The platinum nanowires produced by James C M Li, a professor of mechanical engineering, and his graduate student Jianglan Shui are roughly 10 nanometres in diameter and also centimetres in length – long enough to create a web of pure platinum that can serve as an electrode in a fuel cell.

By a process known as electrospinning – a technique used to produce long, ultra-thin solid fibres – Li and Shui were able to create the platinum nanowires, which are thousands of times longer than any previous such wires.

Within a fuel cell, a catalyst facilitates the reaction of hydrogen and oxygen, splitting compressed hydrogen fuel into electrons and hydrogen ions.

Electrons are then routed through an external circuit to supply power, while the hydrogen ions combine with electrons and oxygen to form the waste product, typically water.

Platinum has been the primary material used in making fuel cell catalysts because of its ability to withstand the harsh acidic environment inside the fuel cell.
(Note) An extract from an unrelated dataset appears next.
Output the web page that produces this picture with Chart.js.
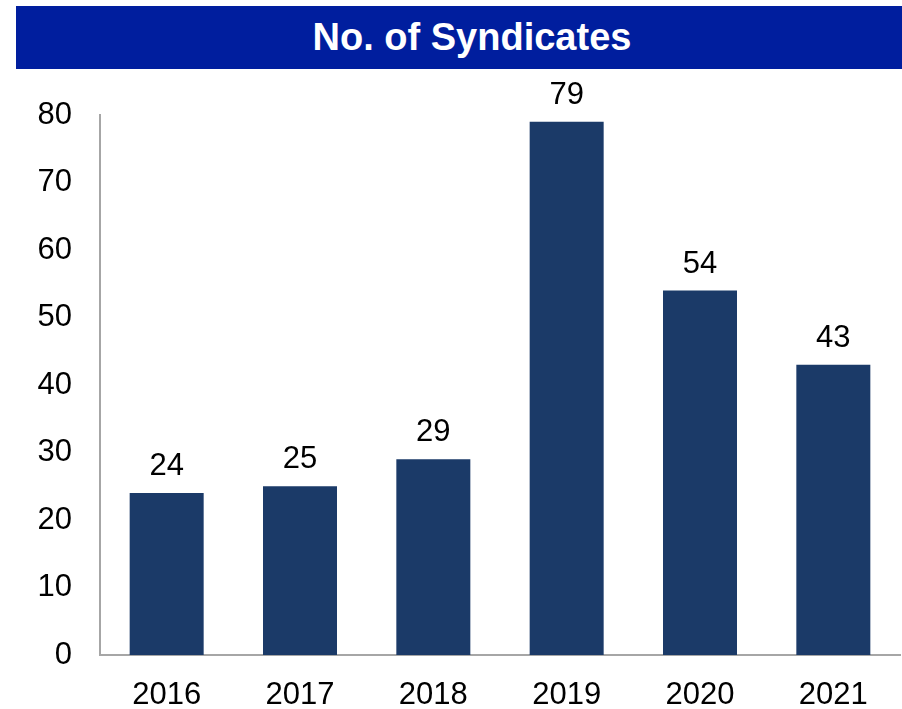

Its energy efficiency is also substantially greater than that of cheaper metals such as nickel.

Prior efforts in making catalysts have relied heavily on platinum nanoparticles to maximise the exposed surface area of platinum.

The basic idea is simple: the greater the surface area, the greater the efficiency.

Li cites two main problems with the nanoparticle approach, both linked to the high cost of platinum.

First, individual particles can touch one another and merge through the process of surface diffusion, combining to reduce their total surface area and energy.

As surface area decreases, so too does the rate of catalysis inside the fuel cell.

Second, nanoparticles require a carbon-support structure to hold them in place.

Unfortunately, platinum particles do not attach particularly well to these structures and carbon is subject to oxidation and thus degradation.

As the carbon oxidises over time, more and more particles become dislodged and are permanently lost.

Li’s nanowires avoid these problems completely.

With platinum arranged into a series of centimetre-long, flexible and uniformly thin wires, the particles comprising them are fixed in place and need no additional support.

Platinum will no longer be lost during normal fuel-cell operation.

‘The reason people have not used nanowires before is that it’s very hard to make them,’ said Li.

‘The parameters affecting the morphology of the wires are complex.

‘And when they are not sufficiently long, they behave the same as nanoparticles.’

One of the key challenges Li and Shui managed to overcome was reducing the formation of platinum beads along the nanowires.

Without optimal conditions, instead of a relatively smooth wire, the wire looks more like a series of interspersed beads on a necklace.

‘With platinum being so costly, it’s quite important that none of it goes to waste when making a fuel cell,’ said Li.

‘We studied five variables that affect bead formation and we finally got it – nanowires that are almost bead free.’

Electron microscope view of platinum nanowires with beads

Electron microscope view of platinum nanowires without beads

His current objective is to further optimise laboratory conditions to obtain fewer beads and even longer, more uniformly thin nanowires.

 

‘After that, we’re going to make a fuel cell and demonstrate this technology,’ said Li.